Pigeonhole Problem with Subsets

Question

Let $S$ be an arbitrary subset of $\{1, 2, ..., 99\}$ with $|S|=10$. Prove that there are two different subsets $A$ and $B$ (don't have to be disjoint) of $S$ so that $$\text{the sum of all the elements in $A$} = \text{the sum of all the elements in $B$}$$

Ex. $S=\{1, 2, 3, 4, 5, 6, 7, 8, 9, 10\}$, the sets $A = \{1, 2, 3, 4\}$ and $B = \{1,9\}$ satisfy the condition since $1 + 2 + 3 + 4 = 10 = 1 + 9$.

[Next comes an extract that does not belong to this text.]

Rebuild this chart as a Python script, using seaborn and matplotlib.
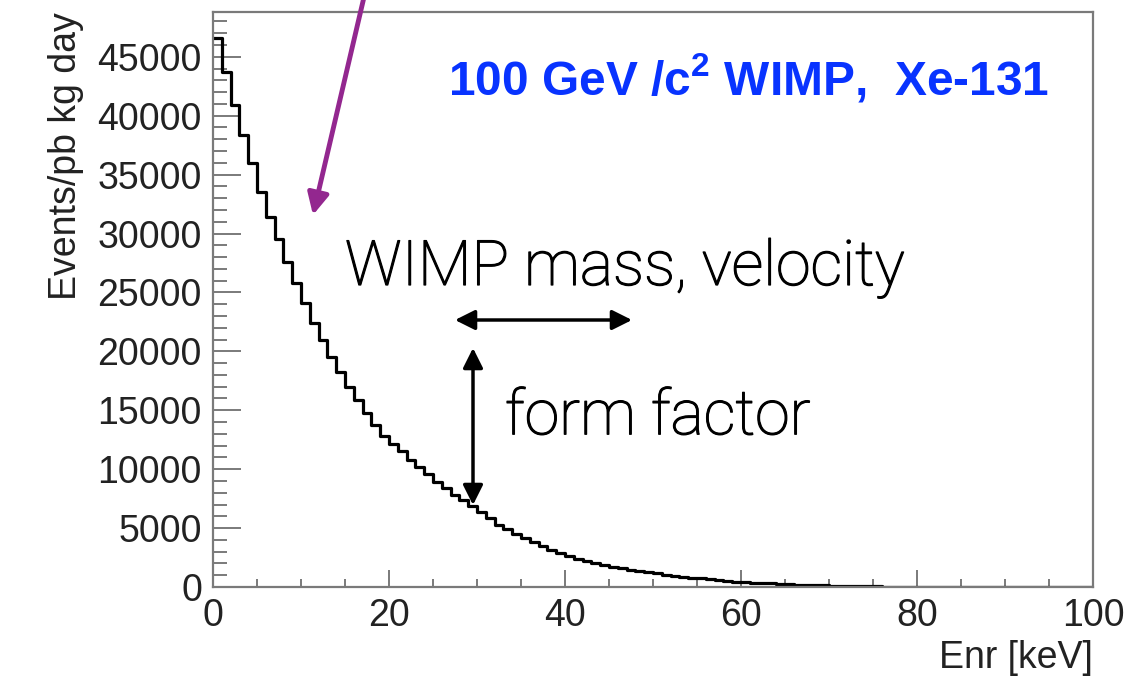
import numpy as np
import pandas as pd
import matplotlib
matplotlib.use('Agg')
import matplotlib.pyplot as plt
import matplotlib.patheffects as pe
from matplotlib.ticker import MultipleLocator
import seaborn as sns

# Recoil spectrum, 1 keV bins from 0 to 100 keV
bin_edges = list(range(0, 101))
events = [
    46600, 43700, 40900, 38400, 36000, 33500, 31400, 29500, 27600, 25800,
    24100, 22400, 20970, 19550, 18280, 17000, 15870, 14750, 13750, 12820,
    12100, 11500, 10800, 10150, 9550, 8950, 8400, 7850, 7350, 6900,
    6400, 5850, 5300, 4900, 4500, 4150, 3800, 3450, 3150, 2850,
    2600, 2400, 2200, 2000, 1850, 1700, 1580, 1460, 1350, 1250,
    1150, 1050, 960, 880, 800, 740, 680, 600, 520, 460,
    420, 380, 340, 300, 260, 230, 200, 175, 150, 130,
    110, 95, 80, 68, 56, 46, 38, 30, 24, 19,
    15, 12, 9, 7, 5, 4, 3, 2, 2, 1,
    1, 1, 0, 0, 0, 0, 0, 0, 0, 0,
]
x_ticks = [0, 20, 40, 60, 80, 100]
y_ticks = [0, 5000, 10000, 15000, 20000, 25000, 30000, 35000, 40000, 45000]

df = pd.DataFrame({
    'Enr': [(a + b) / 2 for a, b in zip(bin_edges[:-1], bin_edges[1:])],
    'events': events,
})

sns.set_style('white')
plt.rcParams['font.family'] = ['Liberation Sans', 'DejaVu Sans']
plt.rcParams['mathtext.fontset'] = 'custom'
plt.rcParams['mathtext.bf'] = 'Liberation Sans:bold'
plt.rcParams['mathtext.rm'] = 'Liberation Sans'

fig = plt.figure(figsize=(11.46, 6.76), dpi=100)
ax = fig.add_axes([213 / 1146, 89 / 676, 880 / 1146, 575 / 676])

sns.histplot(data=df, x='Enr', weights='events', bins=bin_edges,
             element='step', fill=False, color='black', linewidth=2.3, ax=ax)

ax.set_xlim(0, 100)
ax.set_ylim(0, 48800)
ax.set_xticks(x_ticks)
ax.set_yticks(y_ticks)
ax.xaxis.set_minor_locator(MultipleLocator(5))
ax.yaxis.set_minor_locator(MultipleLocator(1000))

for s in ax.spines.values():
    s.set_color('#7a7a7a')
    s.set_linewidth(1.6)

ax.tick_params(axis='both', which='both', direction='in', colors='#7a7a7a',
               labelcolor='#222222', labelsize=27, width=1.4,
               bottom=True, left=True, top=False, right=False)
ax.tick_params(axis='y', which='major', length=20, pad=8)
ax.tick_params(axis='y', which='minor', length=10)
ax.tick_params(axis='x', which='major', length=12, pad=8)
ax.tick_params(axis='x', which='minor', length=6)

ax.set_xlabel('Enr [keV]', fontsize=27, color='#222222', loc='right', labelpad=4)
ax.set_ylabel('Events/pb kg day', fontsize=27, color='#222222', loc='top', labelpad=10)

# annotations
ax.text(448, 676 - 78, r'100 GeV /c$^{\mathbf{2}}$ WIMP,  Xe-131', transform=None,
        fontsize=34.5, fontweight='bold', color='#0833ff', va='center', ha='left')
thicker = [pe.withStroke(linewidth=0.9, foreground='black')]
ax.text(345, 676 - 268, 'WIMP mass, velocity', transform=None,
        fontsize=45, fontfamily=['Roboto', 'DejaVu Sans'], fontweight='light',
        color='black', va='center', ha='left', path_effects=thicker)
ax.text(505, 676 - 417, 'form factor', transform=None,
        fontsize=45, fontfamily=['Roboto', 'DejaVu Sans'], fontweight='light',
        color='black', va='center', ha='left', path_effects=thicker)

arrow_kw = dict(arrowstyle='<|-|>', color='black', lw=2.5, mutation_scale=30,
                shrinkA=0, shrinkB=0)
ax.annotate('', xy=(455, 676 - 320), xytext=(632, 676 - 320),
            xycoords='figure pixels', textcoords='figure pixels',
            arrowprops=arrow_kw, annotation_clip=False)
ax.annotate('', xy=(473, 676 - 348), xytext=(473, 676 - 505),
            xycoords='figure pixels', textcoords='figure pixels',
            arrowprops=arrow_kw, annotation_clip=False)
ax.annotate('', xy=(313, 676 - 215), xytext=(368, 676 + 20),
            xycoords='figure pixels', textcoords='figure pixels',
            arrowprops=dict(arrowstyle='-|>', color='#93278f', lw=3.5,
                            mutation_scale=32, shrinkA=0, shrinkB=0),
            annotation_clip=False)

fig.savefig('out.png', dpi=100)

Edit: I know that the total subsets would be $2^{10} = 1024$. I originally thought that the largest sum value is $945$, but that wouldn't make sense because that implies that both A and B are the same set, which they can't be, so I don't know what number to compare it to.

Answer 1

However we choose our set the largest the sum of all of the numbers in the set can be is 945.

There are $2^{10} = 1024$ subsets of our set.

There are $1024$ pigeons and $945$ pigeon-holes. One pigeon-hole must contain more than one pigeon.

Answer 2

Let $S$ be a subset of $\{1, \ldots, 100\}$ of size $10$. There are $1023$ non-empty subsets of $S$. Thus there are two distinct subsets $A$ and $B$ of $S$ whose sum of elements leave the same remainder when divided by $1000$. Since neither of these numbers exceed $1000$, we see that these two numbers must be equal and we are done.